The co-founder of Jeffery-West tells Stephen Spear why his men’s footwear brand stands out amid today’s boring, middle-of-the road fashion.
Traditional manufacturing values are entrenched in Jeffery-West, aren’t they?
Mark Jeffery [co-founder] and I were childhood friends and his father ran a shoe factory in Northamptonshire, where we grew up. By the time we were 12 or 13, Mark and I were talking about starting something of our own. Later, we started off selling rejects and market gear, selling leather ties, whatever [at local markets]. But the idea of taking traditional Northampton footwear and making it our own eventually led to us starting our own brand in 1987.
How many stockists do you have now?
About 200, mostly in the UK. But we also have a Dutch distributor, so we have about 15 in Holland and Belgium and a few elsewhere.

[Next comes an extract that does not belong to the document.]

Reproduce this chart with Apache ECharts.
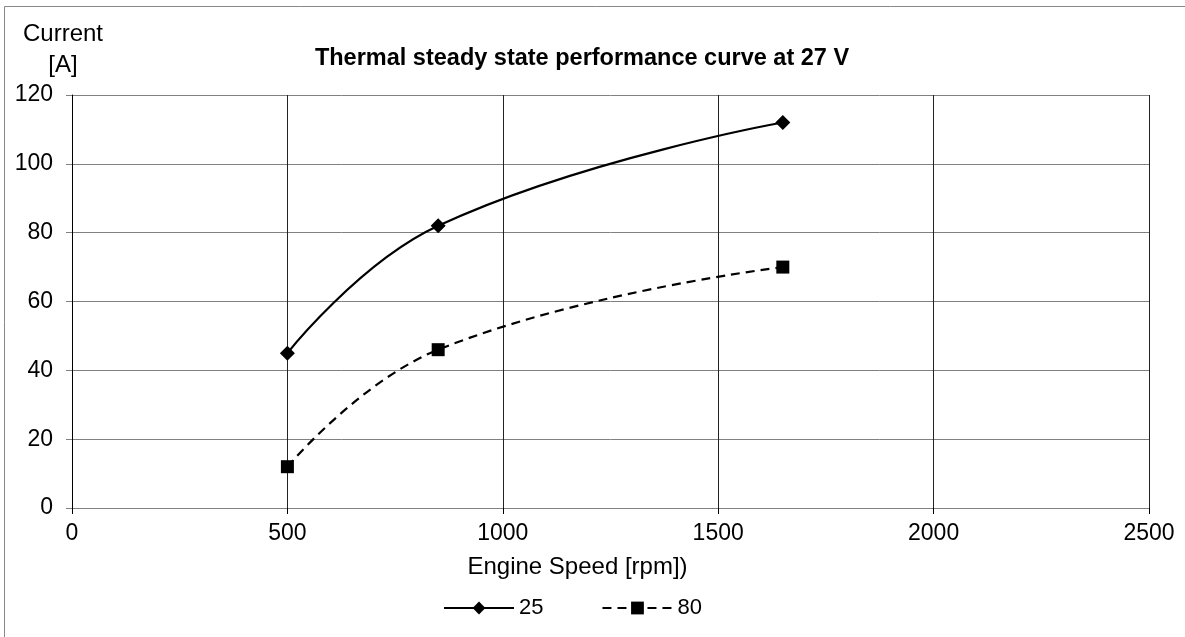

Will you pursue international growth?
I’d like to. The best way is with a distributor though and the margins involved make it expensive. And with the tough economic and political landscape in Europe, buyers are reluctant to try anything new. Actually we’re not too far off that attitude in this country too. And that’s at least partly why men’s fashion has got so dull.
You think so?
Absolutely. It’s so middle of the road. When we talk to our customers, what do they sell? Polo shirts and jeans, some chinos and a few boat shoes. It’s gone so safe. It’s the same with music. When I was 15 years old, there was punk, the tail end of disco, new romantics, suedeheads, a mod revival. What is there now? Please…
What’s the impact on footwear?
It’s all brogues and Gibsons with brick red micro soles. Everyone is just trying to be Tricker’s.
How does Jeffery-West fit in to that landscape?
We don’t. We’re very formal and I love all that, and fortunately we have a loyal customer base. That said, we have a last named the Hannibal after [fictional character] Hannibal Lecter, which is a round-toed brogue, and sales of it have picked up.
So you stand out from the trends at the moment. Is that a challenge?
It can be better when fashion goes completely the other way. That way you get to stand on your own.
So what is the Jeffery-West look for spring 12?
It’s been quite influenced by Edwardian and Victorian looks. I tend towards that fitted silhouette, it’s very elegant. There is a touch of the Mad Men influence and those boys look really sharp. Music is also a big influence, from the mods and teds, even Pete Doherty.
What’s the most lucrative price point for footwear?
Most of ours retail for between £240 and £400. From what I’m told though, under £100 is where the big money is. But to be honest I’m not bothered about all that. Mark and I really are shoe people and that’s what’s important to us – getting that handwriting correct.
Where do you go to buy shoes?
I only ever wear my own shoes. I’ve got about a hundred pairs now.